In this poem, the plodding passage of an old-fashioned wooden ferry, as it’s moving across Sydney Harbour, late at night, is conveyed through the expressive use of a seemingly-arbitrary four-line stanza (or ‘quatrain’). This stanza is used to break open a sentence and spread it across a verse-space, like a vista, or it can slow down, with its tight lines, the progress of the description.
The tactics of other art-forms are drawn on here. In the first stanza, we read that the ferry ‘goes up onto/ the huge dark harbour,’ which is reminiscent of the way, in a naive or ‘primitive’ painting, things are often shown as distant by being depicted higher up on the painting’s surface. This ‘innocence’ permeates the poem. There is also a cinematic technique in ‘Late Ferry’– the boat’s fairly brief journey is given in a series of filmic ‘takes’, cut and montaged together, as in the editing of a film.
The poem is seen from the foreshores of Sydney Harbour, at Lavender Bay, a little ‘upstream’ from the Harbour Bridge and Luna Park. The ferry is moving diagonally across the Harbour, into the light of the city and Circular Quay. This is the viewpoint of many paintings, set in daylight, by the artist Brett Whiteley.
The poem speaks of a ‘tuberous// shaped bay’, meaning a bay that is like a socket (in the shoreline of the Harbour) from which a tuber, a potato, has been pulled.

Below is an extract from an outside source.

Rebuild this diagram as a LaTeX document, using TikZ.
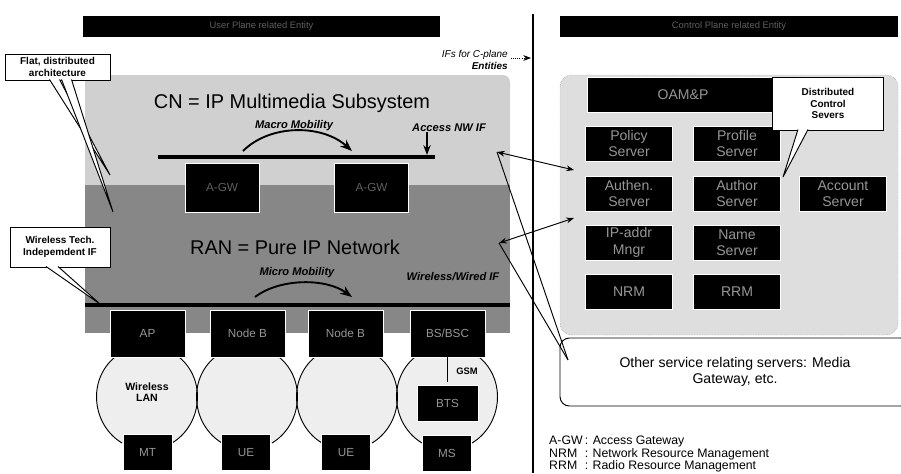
\documentclass[tikz,border=0pt]{standalone}
\usepackage{fontspec}
\setmainfont{Liberation Sans}
\usepackage{tikz}
\usetikzlibrary{arrows.meta, calc, positioning}
\definecolor{boxtext}{RGB}{150,150,150}
\definecolor{dimtext}{RGB}{95,95,95}
\definecolor{cnfill}{RGB}{208,208,208}
\definecolor{ranfill}{RGB}{135,135,135}
\definecolor{cpfill}{RGB}{222,222,222}
\definecolor{cellfill}{RGB}{238,238,238}
\tikzset{
  hdr/.style={rectangle, fill=black, text=dimtext, minimum height=0.63cm,
    inner sep=0pt, font=\fontsize{8}{8}\selectfont},
  blk/.style={rectangle, draw=white, fill=black, text=boxtext, align=center,
    inner sep=0pt, line width=0.8pt, font=\fontsize{10}{10}\selectfont},
  gwbox/.style={blk, text=dimtext, minimum width=2.22cm, minimum height=1.47cm},
  bsbox/.style={blk, minimum width=2.25cm, minimum height=1.41cm},
  tbox/.style={blk, minimum width=1.47cm, minimum height=1.08cm},
  srvbox/.style={blk, minimum width=2.61cm, minimum height=1.05cm,
    font=\fontsize{12}{14}\selectfont},
  callout/.style={rectangle, draw=black, fill=white, align=center, inner sep=0pt,
    line width=0.8pt, font=\fontsize{8.5}{9.8}\selectfont\bfseries},
  title/.style={font=\fontsize{17}{17}\selectfont, inner sep=0pt},
  mob/.style={font=\fontsize{9.5}{9.5}\selectfont\bfseries\itshape, inner sep=0pt},
  ifline/.style={line width=3pt},
  mobarrow/.style={-Stealth, line width=1.6pt},
  dblarrow/.style={Stealth-Stealth, line width=0.8pt},
  tail/.style={fill=white, draw=black, line width=0.8pt}
}
\begin{document}
\begin{tikzpicture}[x=0.03cm, y=-0.03cm]
  \useasboundingbox (0,0) rectangle (901,473);

  % Plane headers and divider
  \node[hdr, minimum width=10.71cm] (uphdr) at (261.5,26.5) {User Plane related Entity};
  \node[hdr, minimum width=10.14cm] (cphdr) at (729,26.5) {Control Plane related Entity};
  \draw[line width=2pt] (533,14) -- (533,473);

  % User plane layers
  \fill[cnfill, rounded corners=6pt] (85,75) rectangle (510,192);
  \fill[ranfill] (85,185) rectangle (510,333);
  \node[title] (cn) at (292,103) {CN = IP Multimedia Subsystem};
  \node[title] (ran) at (295,247) {RAN = Pure IP Network};

  % IFs for C-plane
  \node[font=\fontsize{8.5}{10}\selectfont\itshape, align=right, anchor=east, inner sep=0pt]
    (cpif) at (508,60) {IFs for C-plane\\\textbf{Entities}};
  \coordinate (cpend) at (531,58);
  \draw[densely dotted, -Stealth, line width=0.8pt] (cpif.north east |- cpend) ++(3,0) -- (cpend);

  % Macro mobility and access NW IF
  \node[mob] (macro) at (294,126) {Macro Mobility};
  \coordinate (macroL) at (243,151);
  \coordinate (macroR) at (352,151);
  \draw[mobarrow] (macroL) .. controls (270,124) and (322,124) .. (macroR);
  \coordinate (cnL) at (158,157);
  \coordinate (cnR) at (435,157);
  \draw[ifline] (cnL) -- (cnR);
  \node[mob, anchor=west] (accnw) at (412,128) {Access NW IF};
  \coordinate (accpt) at (427,155);
  \draw[-Stealth, line width=1.2pt] (accnw.south -| accpt) -- (accpt);

  % Access gateways
  \node[gwbox] (gw1) at (222,187.5) {A-GW};
  \node[gwbox] (gw2) at (371.5,187.5) {A-GW};

  % Micro mobility and RAN IF
  \node[mob] (micro) at (297,273) {Micro Mobility};
  \node[mob] (wwif) at (453,277) {Wireless/Wired IF};
  \coordinate (microL) at (255,297);
  \coordinate (microR) at (352,297);
  \draw[mobarrow] (microL) .. controls (280,278) and (326,278) .. (microR);
  \coordinate (ranL) at (85,305);
  \coordinate (ranR) at (510,305);
  \draw[ifline] (ranL) -- (ranR);

  % Radio cells
  \foreach \cx in {147,247,347,447}
    \fill[cellfill] (\cx-32,357) .. controls (\cx-60,380) and (\cx-55,425) .. (\cx-25,443)
      -- (\cx+25,443) .. controls (\cx+55,425) and (\cx+60,380) .. (\cx+32,357) -- cycle;
  \foreach \cx in {147,247,347,447} {
    \draw[line width=0.8pt] (\cx-32,357) .. controls (\cx-60,380) and (\cx-55,425) .. (\cx-25,443);
    \draw[line width=0.8pt] (\cx+32,357) .. controls (\cx+60,380) and (\cx+55,425) .. (\cx+25,443);
  }
  \node[font=\fontsize{9}{9.5}\selectfont\bfseries, align=center] (wlan) at (147,392) {Wireless\\LAN};

  % Base stations
  \node[bsbox] (ap) at (147.5,333.5) {AP};
  \node[bsbox] (nb1) at (247.5,333.5) {Node B};
  \node[bsbox] (nb2) at (345.5,333.5) {Node B};
  \node[bsbox] (bsc) at (447.5,333.5) {BS/BSC};
  \node[tbox, minimum width=1.83cm] (bts) at (447.5,403.5) {BTS};
  \coordinate (gsmend) at (448,382);
  \draw[line width=1.5pt] (bsc.south) -- (bsc.south |- gsmend);
  \node[font=\fontsize{8}{8}\selectfont\bfseries, inner sep=0pt] (gsm) at (467,371) {GSM};

  % Terminals
  \node[tbox] (mt) at (147.5,452.5) {MT};
  \node[tbox] (ue1) at (246,452.5) {UE};
  \node[tbox] (ue2) at (346,452.5) {UE};
  \node[tbox] (ms) at (447,453.5) {MS};

  % Left callouts
  \node[callout, minimum width=3.15cm, minimum height=0.78cm] (flat) at (57.5,67) {Flat, distributed\\architecture};
  \coordinate (flatA) at (110,175);
  \coordinate (flatB) at (113,212);
  \filldraw[tail] ($(flat.south)+(-8,-1)$) -- (flatA) -- ($(flat.south)+(2,-1)$);
  \filldraw[tail] ($(flat.south)+(4,-1)$) -- (flatB) -- ($(flat.south)+(14,-1)$);
  \node[callout, minimum width=3cm, minimum height=1.2cm] (wtif) at (60,247) {Wireless Tech.\\Indepemdent IF};
  \coordinate (wtA) at (100,304);
  \filldraw[tail] ($(wtif.south)+(-14,-1)$) -- (wtA) -- ($(wtif.south)+(-2,-1)$);

  % Control plane entities
  \draw[densely dotted, draw=gray, fill=cpfill, rounded corners=10pt] (560,75) rectangle (898,335);
  \node[srvbox, minimum width=5.76cm] (oamp) at (683,95) {OAM\&P};
  \node[srvbox] (policy) at (629,143.5) {Policy\\Server};
  \node[srvbox] (profile) at (737,143.5) {Profile\\Server};
  \node[srvbox] (authen) at (629,193.5) {Authen.\\Server};
  \node[srvbox] (author) at (737,193.5) {Author\\Server};
  \node[srvbox] (account) at (843,193.5) {Account\\Server};
  \node[srvbox] (ipaddr) at (629,242.5) {IP-addr\\Mngr};
  \node[srvbox] (name) at (737,242.5) {Name\\Server};
  \node[srvbox] (nrm) at (629,292) {NRM};
  \node[srvbox] (rrm) at (737,292) {RRM};

  % Distributed control servers callout
  \node[callout, minimum width=3.33cm, minimum height=1.59cm] (dist) at (828,103.5) {Distributed\\Control\\Severs};
  \coordinate (distA) at (783,177);
  \filldraw[tail] ($(dist.south)+(-30,-1)$) -- (distA) -- ($(dist.south)+(-20,-1)$);

  % Other service servers
  \node[draw=black, fill=white, rounded corners=8pt, line width=0.8pt, minimum width=10.5cm,
    minimum height=2.04cm, align=center, inner sep=0pt, font=\fontsize{12}{13.5}\selectfont]
    (other) at (735,372) {Other service relating servers: Media\\Gateway, etc.};

  % IFs between the planes
  \coordinate (ifA) at (497,152);
  \coordinate (ifB) at (499,243);
  \coordinate (srvA) at (574,170);
  \coordinate (srvB) at (574,218);
  \coordinate (otail) at (568,360);
  \draw[dblarrow] (ifA) -- (srvA);
  \draw[dblarrow] (ifB) -- (srvB);
  \draw[line width=0.8pt] (ifA) -- (otail);
  \draw[line width=0.8pt] (ifB) -- (otail);

  % Legend
  \node[anchor=north west, inner sep=0pt, font=\fontsize{10.5}{9.8}\selectfont] (legend) at (549,436)
    {\begin{tabular}{@{}l@{\,}l@{}}
      A-GW & : Access Gateway\\
      NRM & : Network Resource Management\\
      RRM & : Radio Resource Management
    \end{tabular}};
\end{tikzpicture}
\end{document}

Plain nature, in which the artist has to make his stand, is not always as glamorous as it ends up being in his depiction of it.
The poem also speaks of the Harbour Bridge as lit-up, its lights ‘swarming’ on the water below, and of the water as spangled like a ‘Busby Berkeley spectacular’. At the time the poem was written, the Bridge was fully lit at night, but that is no longer done. Busby Berkeley was a Hollywood film director who boasted ‘a cast of thousands’ in his all-girl chorus line-ups, his tap-dancing black and white films, like ‘Gold Diggers of 1933’ and ‘Babes on Broadway’ (1941).
The ending of the poem depends on a pun. The last line, ‘filled as it is with its yellow light,’ means the windows of the ferry are filled with their old-fashioned, warm light, as the cells of a honeycomb are filled with honey, and it also means that the speaker is himself filled with this light – with a visual pleasure that is like sweetness. (Such an image is called synaesthesia, the combining of the experience of one sense with that of another – as, for instance, in our literally experiencing a sound as green, which some people are naturally able to do.)